Today was a dreary, rainy day in my neck of the woods. This led to some moments of despair for me. Perhaps I should have stayed in bed.
It was all I could do to hide the feelings of loneliness -- and the hollow struggles I self-created -- from my coworkers. I was drowning in misery, trying to keep my head above the flash floods the rains brought on. The only dam I could build was an angry one, keeping not only the waters at bay, but the potential life rafts carried by my coworkers. I wanted nothing to do with them or their unintentionally-helpless help. What, then, shall I do?
Ah, the power of a list.
Yesterday, I discussed how a list of simple affirmations took me from a loathing, hateful place to a place of comfort and self-peace. And surely we’ve all seen the work of the Almighty Gratitude List! Almost nothing pulls one out of a funk more quickly than that!
But this evening, it was a list of different kind... or, well, maybe not.
My sponsor has me making another type of list. Seems like a lot of lists just to get passed a step, but I want to do what I need to do to work this thoroughly, completely, and heartfelt – so lists it is.
This list: A list of what I would want my perfect partner to be.
In my recent past, before I received my current sponsor, it was suggested by a friend in the program that I write a list of the ideal woman, and to pray about it.
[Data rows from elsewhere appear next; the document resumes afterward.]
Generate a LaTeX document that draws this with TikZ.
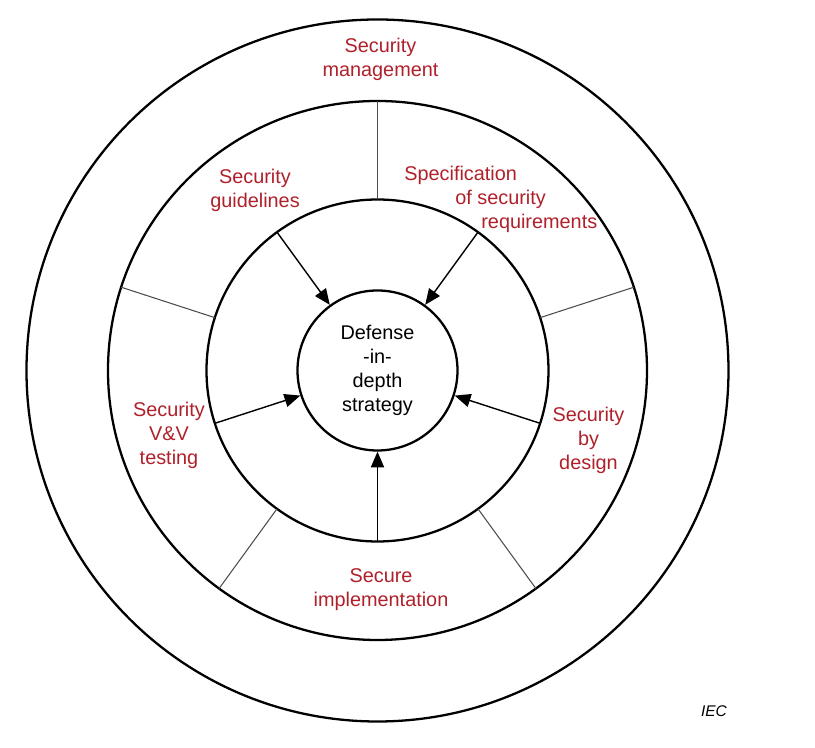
\documentclass[tikz,border=0pt]{standalone}
\usepackage{fontspec}
\setmainfont{Liberation Sans}
\usepackage{tikz}
\usetikzlibrary{
  positioning,
  arrows.meta
}
\definecolor{labelred}{RGB}{176,32,42}
\tikzstyle{ring}=[circle, draw, line width=1.3pt, inner sep=0pt, outer sep=0pt]
\tikzstyle{divider}=[draw=black!70, line width=0.6pt]
\tikzstyle{feed}=[-{Triangle[length=9pt, width=7.5pt]}, line width=0.8pt]
\tikzstyle{sectortext}=[text=labelred, align=center, inner sep=0pt, font=\fontsize{11.3}{13.6}\selectfont]

\begin{document}
\begin{tikzpicture}
    \useasboundingbox (-7.55,-7.55) rectangle (8.75,7.41);

    % 同心円
    \node[ring, minimum size=14.04cm] (outer) at (0,0) {};
    \node[ring, minimum size=10.78cm] (middle) at (0,0) {};
    \node[ring, minimum size=6.84cm] (inner) at (0,0) {};
    \node[ring, minimum size=3.20cm, outer sep=0.65pt, align=center,
      font=\fontsize{11.3}{13.6}\selectfont] (core) at (0,0)
      {Defense\\-in-\\depth\\strategy};

    % 区切り線
    \foreach \a in {18,90,162,234,306}
      \draw[divider] (inner.\a) -- (middle.\a);

    % 矢印
    \foreach \a in {54,126,198,270,342}
      \draw[feed] (inner.\a) -- (core.\a);

    % ラベル
    \node[sectortext] (mgmt) at (0.06,6.23) {Security\\management};
    \node[sectortext] (guide) at (-2.45,3.61) {Security\\guidelines};
    \node[sectortext, align=left, anchor=west] (spec) at (0.53,3.43)
      {Specification\\\hspace*{1.02cm}of security\\\hspace*{1.54cm}requirements};
    \node[sectortext] (vv) at (-4.17,-1.29) {Security\\V\&V\\testing};
    \node[sectortext] (design) at (4.22,-1.39) {Security\\by\\design};
    \node[sectortext] (impl) at (0.07,-4.39) {Secure\\implementation};

    % 出典
    \node[font=\fontsize{8.8}{10}\selectfont\itshape] (iec) at (6.73,-6.81) {IEC};
\end{tikzpicture}
\end{document}
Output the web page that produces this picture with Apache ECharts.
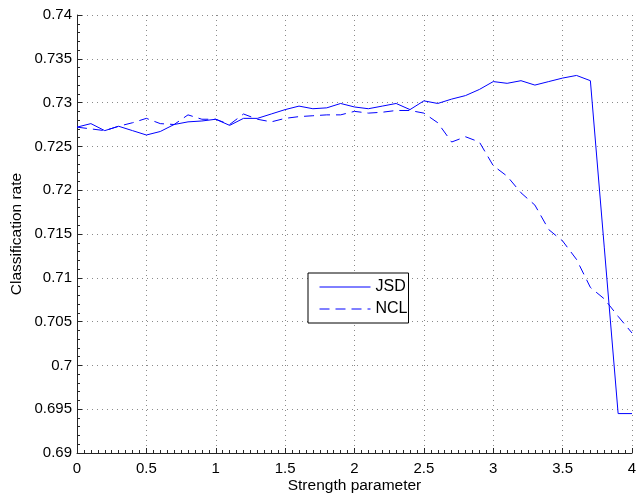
<!DOCTYPE html>
<html>
<head>
<meta charset="utf-8">
<script src="https://cdn.jsdelivr.net/npm/echarts@6/dist/echarts.min.js"></script>
<style>
  * { margin: 0; padding: 0; }
  body { background: #fff; }
</style>
</head>
<body>
<div id="main" style="width: 641px; height: 494px;"></div>
<script>
  // strength parameter values (x)
  var strength = [0, 0.1, 0.2, 0.3, 0.4, 0.5, 0.6, 0.7, 0.8, 0.9,
    1.0, 1.1, 1.2, 1.3, 1.4, 1.5, 1.6, 1.7, 1.8, 1.9,
    2.0, 2.1, 2.2, 2.3, 2.4, 2.5, 2.6, 2.7, 2.8, 2.9,
    3.0, 3.1, 3.2, 3.3, 3.4, 3.5, 3.6, 3.7, 3.8, 3.9, 4.0];

  // classification rate
  var jsd = [0.7272, 0.7276, 0.7268, 0.7273, 0.7268, 0.7263, 0.7267, 0.7275, 0.7278, 0.7279,
    0.7281, 0.7274, 0.7282, 0.7282, 0.7287, 0.7292, 0.7296, 0.7293, 0.7294, 0.7299,
    0.7295, 0.7293, 0.7296, 0.7299, 0.7292, 0.7302, 0.7299, 0.7304, 0.7308, 0.7315,
    0.7324, 0.7322, 0.7325, 0.7320, 0.7324, 0.7328, 0.7331, 0.7325, 0.7135, 0.6945, 0.6945];

  var ncl = [0.7272, 0.7270, 0.7268, 0.7273, 0.7277, 0.7282, 0.7276, 0.7275, 0.7286, 0.7281,
    0.7281, 0.7275, 0.7287, 0.7281, 0.7278, 0.7282, 0.7284, 0.7285, 0.7286, 0.7286,
    0.7290, 0.7288, 0.7289, 0.7291, 0.7291, 0.7288, 0.7277, 0.7255, 0.7261, 0.7255,
    0.7228, 0.7216, 0.7197, 0.7183, 0.7155, 0.7142, 0.7121, 0.7089, 0.7076, 0.7056, 0.7037];

  var seriesNames = ['JSD', 'NCL'];

  function pairs(ys) {
    return strength.map(function (x, i) { return [x, ys[i]]; });
  }

  var font = 'Liberation Sans, Arial, Helvetica, sans-serif';
  var axisColor = '#262626';
  var gridLine = { show: true, lineStyle: { color: '#8a8a8a', type: [1, 4], width: 1 } };

  var chart = echarts.init(document.getElementById('main'));
  chart.setOption({
    animation: false,
    textStyle: { fontFamily: font },
    grid: { left: 77, right: 9, top: 15, bottom: 41, containLabel: false, outerBoundsMode: 'none' },
    legend: {
      data: seriesNames,
      orient: 'vertical',
      left: 308,
      top: 273,
      itemWidth: 51,
      itemHeight: 14,
      itemGap: 6,
      padding: [6, 1, 6, 11],
      backgroundColor: '#fff',
      borderColor: '#000',
      borderWidth: 1,
      borderRadius: 0,
      itemStyle: { opacity: 0 },
      lineStyle: { width: 1 },
      textStyle: { fontFamily: font, fontSize: 16, color: '#000' }
    },
    xAxis: {
      type: 'value',
      min: 0,
      max: 4,
      interval: 0.5,
      name: 'Strength parameter',
      nameLocation: 'middle',
      nameGap: 25,
      nameMoveOverlap: false,
      nameTextStyle: { fontSize: 15.5, color: '#000' },
      axisLine: { lineStyle: { color: axisColor } },
      axisTick: { inside: true, length: 5, lineStyle: { color: axisColor } },
      minorTick: { show: true, splitNumber: 10, length: 3, lineStyle: { color: axisColor } },
      axisLabel: { fontSize: 15, color: '#000', margin: 8 },
      splitLine: gridLine
    },
    yAxis: {
      type: 'value',
      min: 0.69,
      max: 0.74,
      interval: 0.005,
      name: 'Classification rate',
      nameLocation: 'middle',
      nameGap: 52,
      nameMoveOverlap: false,
      nameTextStyle: { fontSize: 15.5, color: '#000' },
      axisLine: { show: true, lineStyle: { color: axisColor } },
      axisTick: { show: true, inside: true, length: 5, lineStyle: { color: axisColor } },
      minorTick: { show: true, splitNumber: 5, length: 3, lineStyle: { color: axisColor } },
      axisLabel: {
        fontSize: 15, color: '#000', margin: 5,
        formatter: function (v) { return String(parseFloat(v.toFixed(3))); }
      },
      splitLine: gridLine
    },
    series: [
      {
        name: seriesNames[0],
        type: 'line',
        symbol: 'none',
        data: pairs(jsd),
        lineStyle: { color: '#0000ff', width: 1 },
        itemStyle: { color: '#0000ff' }
      },
      {
        name: seriesNames[1],
        type: 'line',
        symbol: 'none',
        data: pairs(ncl),
        lineStyle: { color: '#0000ff', width: 1, type: [10, 6] },
        itemStyle: { color: '#0000ff' }
      }
    ]
  });
</script>
</body>
</html>
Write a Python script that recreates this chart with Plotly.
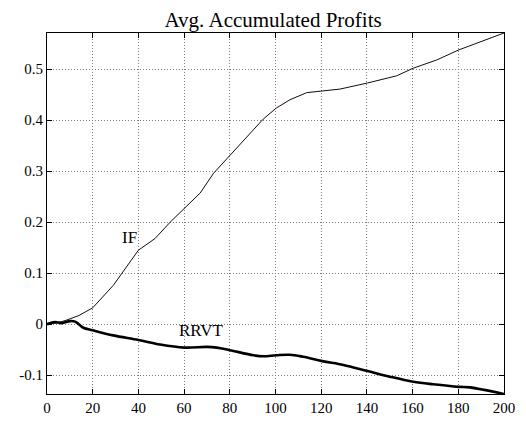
import plotly.graph_objects as go

# Values
if_x = [0, 5, 8.6, 14, 20, 29, 40, 47.3, 53.9, 60, 67, 72.9, 80, 87, 94.6, 100.4,
        106.3, 113.6, 120.5, 128.2, 140.3, 153, 160.3, 170.5, 180.3, 189.5, 200]
if_y = [0, 0.003, 0.008, 0.017, 0.032, 0.076, 0.145, 0.168, 0.2, 0.227, 0.257,
        0.296, 0.330, 0.365, 0.402, 0.424, 0.44, 0.454, 0.457, 0.461, 0.473,
        0.487, 0.502, 0.518, 0.538, 0.554, 0.571]

rrvt_x = [0, 3.5, 6.4, 10.1, 12.3, 15.9, 20, 29, 40, 49.5, 60, 70, 74.3, 80, 90.4,
          94.6, 100.4, 106.3, 112.1, 120.5, 129.7, 140.3, 150, 160.3, 169, 180.3,
          185, 200]
rrvt_y = [0, 0.004, 0.002, 0.006, 0.005, -0.007, -0.012, -0.022, -0.031, -0.040,
          -0.046, -0.0445, -0.046, -0.051, -0.061, -0.063, -0.061, -0.060, -0.064,
          -0.0725, -0.080, -0.092, -0.103, -0.113, -0.118, -0.123, -0.124, -0.137]

x_ticks = [0, 20, 40, 60, 80, 100, 120, 140, 160, 180, 200]
y_ticks = [-0.1, 0, 0.1, 0.2, 0.3, 0.4, 0.5]
y_tick_labels = ["-0.1", "0", "0.1", "0.2", "0.3", "0.4", "0.5"]

serif = "Liberation Serif"

fig = go.Figure()
fig.add_trace(go.Scatter(x=if_x, y=if_y, mode="lines",
                         line=dict(color="#1a0a0a", width=1)))
fig.add_trace(go.Scatter(x=rrvt_x, y=rrvt_y, mode="lines",
                         line=dict(color="#000000", width=2.6), line_shape="spline"))

fig.add_annotation(x=36.3, y=0.17, text="IF", showarrow=False,
                   font=dict(family=serif, size=17, color="black"))
fig.add_annotation(x=67.8, y=-0.012, text="RRVT", showarrow=False,
                   font=dict(family=serif, size=17, color="black"))

axis_common = dict(
    showgrid=True, gridcolor="#7f7790", griddash="1px,2px", gridwidth=1,
    showline=True, linecolor="black", linewidth=1, mirror="allticks",
    ticks="inside", ticklen=5, tickcolor="black", zeroline=False,
    tickfont=dict(family=serif, size=15, color="black"),
)

fig.update_xaxes(range=[0, 200], tickvals=x_ticks, **axis_common)
fig.update_yaxes(range=[-0.137, 0.571], tickvals=y_ticks, ticktext=y_tick_labels,
                 **axis_common)

# page body adds 8px offset, margins compensate for it
fig.update_layout(
    width=526, height=444,
    margin=dict(l=39, r=30, t=25, b=58),
    paper_bgcolor="white", plot_bgcolor="white",
    showlegend=False,
    font=dict(family=serif),
    title=dict(text="Avg. Accumulated Profits", x=0.504, xanchor="center",
               y=0.973, yanchor="middle",
               font=dict(family=serif, size=21, color="black")),
)

fig.write_html("out.html")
The idea was that by writing it down with feeling, the Law of Attraction/the Universe/God would bring it to fruition at some point in my life. Well, if I haven’t made it obvious in my past blogs, I’m pretty fucking lonely, so I took the challenge, and wrote the list.
As I finished that list and read it outloud, an interesting thought occurred to me, ‘Out of this list for a woman I long for, from it, what could I fulfill for her?’ So I went back over my list, and answered a simple question: “Before I can ask her to fulfill this item, am I able to fulfill it for her, or is this simply an expectation?” I discovered that there were four items that I could fulfill which needed work, the rest I knew I would fulfill with no problem. This led me to conclude how brilliant it was to be asked to make such a list, and what its true purpose was; to find out who I really was and how I could better serve her. I’m still amazed.
When my sponsor asked me to make a similar list, I thought, ‘I’ve got this!’ I scribbled it down by hand, and then, in order to make it legible for my sponsor, I pulled out my laptop, and began putting into a spreadsheet. Ya, this was nice, now I could alphabetically sort everything! Not only that, I could remove duplicates and add columns! So I began adding columns like, “How important is this to you on a scale of 1 – 5?” and “Why do I want that?” and “Am I this?” and… well, you get the idea. I had taken this awesome idea for a list, and made it more awesome!
Or – had I?
As I am filling out this multicolumn, sortable list, which I had nearly two hours into, it suddenly dawned on me; I’m making this really fucking complicated. I mean, really fucking complicated. And then I had dawn #2; maybe that’s what my sponsor was really getting at.
I have this tendency to over do and think to hard on things. How do I know? Well, two great friends of mine, AF and ZJ, have told me so. Both have said, “You’re overthinking and overcomplicating things – again.” Oi. And I won’t argue with them. I know in my heart that they are right.
Sponsor obviously knew this (go figure, an alkie knowing an alkie?), which is why at one point he specifically stated, “Don’t overthink it – just write it down.”
How is it that I can’t see the obvious? I either pull the wool over my own eyes, or I think that I’ve got such a bright idea that I blind myself from what I’m supposed to see! Not just once or twice, it seems like most of the time!
Both lists, though similar in content, had two entirely different purposes. Or, that is, they may have had the same initial purpose, but what came from them were two different things; one taught me to realize that I need to be able to offer someone what I would want from them, and the other taught me to stop trying to take control and make things more complicated than they have to be. I’m sure there will be something else more to the point that Sponsor or God has yet to reveal, but until then, 1.1) I’ve seen what I want in a woman, 1.2) I realize what I need to be able to fulfill before I can request her to fulfill it, and 2) KISS – and by that I don’t mean lip-locking, though that would be rather nice someday. ;)
Okay – strange topic for this evening, but it pulled my head out of my ass and I stopped moping around like Eeyore, so the list (again) served its purpose(s).
Now, I'm tired and I can't sleep. But I’m off to bed anyway, as I have to be up in about four hours in order to get to several meetings tomorrow. So I’ll end with this:
When in doubt about who you are and/or what you think you want, need, or feel – write a simple list and repeat them aloud, they’re powerful tools and can change your life – literally.